Death, after all, comes for everyone.
A few friends and my grandfather have left this realm during the course of my life. All of them were sudden occurrences and I had reacted to all of them with shock. This is the first time I’ve had to deal with someone who is actually on the verge of existential termination.It’s weird. It’s difficult. It’s exhausting.
Most of all, it’s emancipating.
This whole emotional roller coaster ride was quite aptly summed up on the last day of the Games. Coincidentally, the Singapore national football team was playing a 2018 World Cup qualifier against Japan. In this scenario, Singapore aren’t even considered the underdogs – they’re really just lambs to the slaughter.
“Wow, I can’t believe the Japanese have yet to score against us,” said a colleague as we watched the match on television. It was more than halfway through the game.

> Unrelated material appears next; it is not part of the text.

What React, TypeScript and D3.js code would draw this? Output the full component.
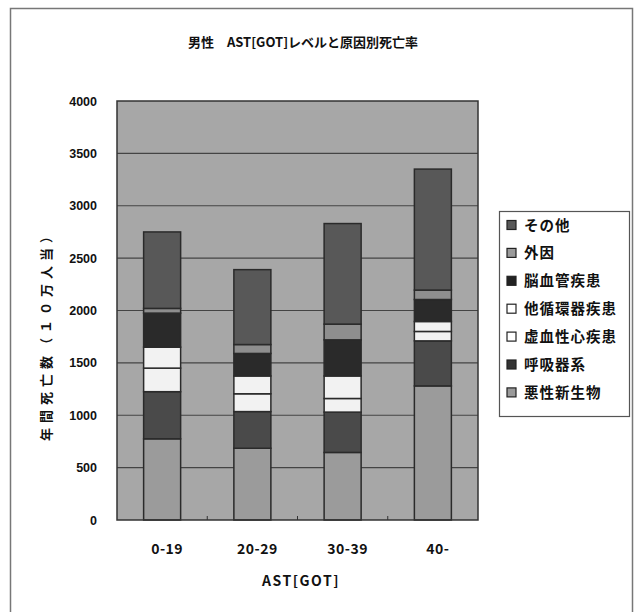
import React from "react";
import * as d3 from "d3";

// AST[GOT] groups and death counts per 100,000 by cause (stacked bottom to top)
const categories = ["0-19", "20-29", "30-39", "40-"];
const malignant = [775, 685, 645, 1280]; // 悪性新生物
const respiratory = [450, 350, 385, 430]; // 呼吸器系
const ischemic = [225, 170, 130, 90]; // 虚血性心疾患
const otherCirc = [200, 170, 215, 95]; // 他循環器疾患
const cerebro = [325, 215, 345, 210]; // 脳血管疾患
const external = [45, 85, 150, 90]; // 外因
const others = [730, 715, 960, 1155]; // その他

const seriesNames = ["悪性新生物", "呼吸器系", "虚血性心疾患", "他循環器疾患", "脳血管疾患", "外因", "その他"];
const seriesValues = [malignant, respiratory, ischemic, otherCirc, cerebro, external, others];
const seriesColors = ["#9b9b9b", "#4a4a4a", "#f2f2f2", "#f2f2f2", "#2a2a2a", "#8e8e8e", "#585858"];
const legendSwatch = ["#9a9a9a", "#333", "#fff", "#fff", "#222", "#9a9a9a", "#585858"];
const yTicks = [0, 500, 1000, 1500, 2000, 2500, 3000, 3500, 4000];

const W = 639;
const H = 612;
const plot = { left: 117, right: 478, top: 101, bottom: 520 };

const jp = "'Noto Sans CJK JP', 'Noto Sans', sans-serif";
const num = "'Liberation Sans', Arial, sans-serif";

export default function App() {
  const x = d3
    .scaleBand<string>()
    .domain(categories)
    .range([plot.left, plot.right])
    .paddingInner(0.59)
    .paddingOuter(0.295);
  const y = d3.scaleLinear().domain([0, 4000]).range([plot.bottom, plot.top]);

  const rows = categories.map((c, i) => {
    const r: Record<string, number | string> = { cat: c };
    seriesNames.forEach((n, k) => (r[n] = seriesValues[k][i]));
    return r;
  });
  const stacked = d3.stack<Record<string, number | string>>().keys(seriesNames)(rows as any);

  const step = x.step();
  const legendOrder = d3.range(seriesNames.length).reverse();

  return (
    <svg
      width={W}
      height={H}
      style={{ position: "absolute", left: 0, top: 0, background: "#fff" }}
    >
      {/* outer frame */}
      <rect x={10.5} y={8.5} width={622} height={620} fill="none" stroke="#777" strokeWidth={1.5} />

      <text
        x={303}
        y={47}
        textAnchor="middle"
        fontFamily={jp}
        fontWeight="bold"
        fontSize={13}
        fill="#111"
        style={{ whiteSpace: "pre" }}
      >
        {"男性\u3000AST[GOT]レベルと原因別死亡率"}
      </text>

      {/* plot area */}
      <rect
        x={plot.left}
        y={plot.top}
        width={plot.right - plot.left}
        height={plot.bottom - plot.top}
        fill="#a7a7a7"
      />
      {yTicks.slice(1, -1).map((t) => (
        <line
          key={t}
          x1={plot.left}
          x2={plot.right}
          y1={y(t)}
          y2={y(t)}
          stroke="#444"
          strokeWidth={1.2}
        />
      ))}

      {stacked.map((s, k) => (
        <g key={seriesNames[k]}>
          {s.map((d, i) => (
            <rect
              key={i}
              x={x(categories[i])!}
              y={y(d[1])}
              width={x.bandwidth()}
              height={y(d[0]) - y(d[1])}
              fill={seriesColors[k]}
              stroke="#2a2a2a"
              strokeWidth={1.5}
            />
          ))}
        </g>
      ))}

      <rect
        x={plot.left}
        y={plot.top}
        width={plot.right - plot.left}
        height={plot.bottom - plot.top}
        fill="none"
        stroke="#333"
        strokeWidth={1.5}
      />
      {categories.slice(1).map((c) => (
        <line
          key={c}
          x1={x(c)! - (step - x.bandwidth()) / 2}
          x2={x(c)! - (step - x.bandwidth()) / 2}
          y1={plot.bottom}
          y2={plot.bottom - 4}
          stroke="#333"
          strokeWidth={1}
        />
      ))}

      {yTicks.map((t) => (
        <text
          key={t}
          x={97}
          y={y(t) + 4.5}
          textAnchor="end"
          fontFamily={num}
          fontWeight="bold"
          fontSize={12.5}
          fill="#111"
        >
          {t}
        </text>
      ))}

      <text
        transform={`translate(51,333) rotate(-90)`}
        textAnchor="middle"
        fontFamily={jp}
        fontWeight="bold"
        fontSize={13}
        letterSpacing={5}
        fill="#111"
      >
        年間死亡数（１０万人当）
      </text>

      {categories.map((c) => (
        <text
          key={c}
          x={x(c)! + x.bandwidth() / 2 + 5}
          y={554}
          textAnchor="middle"
          fontFamily={jp}
          fontWeight="bold"
          fontSize={14}
          letterSpacing={0.5}
          fill="#111"
        >
          {c}
        </text>
      ))}
      <text
        x={301}
        y={586}
        textAnchor="middle"
        fontFamily={jp}
        fontWeight="bold"
        fontSize={14}
        letterSpacing={1.5}
        fill="#111"
      >
        AST[GOT]
      </text>

      {/* legend */}
      <rect x={499.5} y={211.5} width={130} height={205} fill="#fff" stroke="#555" strokeWidth={1.2} />
      {legendOrder.map((k, i) => (
        <g key={seriesNames[k]} transform={`translate(0,${225 + i * 27.9})`}>
          <rect
            x={507}
            y={-4.5}
            width={9}
            height={9}
            fill={legendSwatch[k]}
            stroke="#222"
            strokeWidth={1.2}
          />
          <text
            x={524}
            y={5.5}
            fontFamily={jp}
            fontWeight="bold"
            fontSize={14.5}
            letterSpacing={1}
            fill="#111"
          >
            {seriesNames[k]}
          </text>
        </g>
      ))}
    </svg>
  );
}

“You know, I’m actually not that surprised. I mean, the Japanese players are flesh and blood too, you know?” I replied. “If our team sets out to park the damn bus on the pitch, man-mark the hell out of the Japanese and just run our damn lungs out, there’s every chance we can walk away with a point tonight.”
Snatch a point our national team did indeed. And it in turn made me realise that we are all, only human.
We are fallible. We have our limits. We will wither. We will eventually die.
But there’s also something beautiful about these very imperfections. Because acknowledging just how finite and imperfect our lives are can drive us to achieve what was once thought to be impossible.
That’s the soul of sports, and I reckon it should be the same for life. No?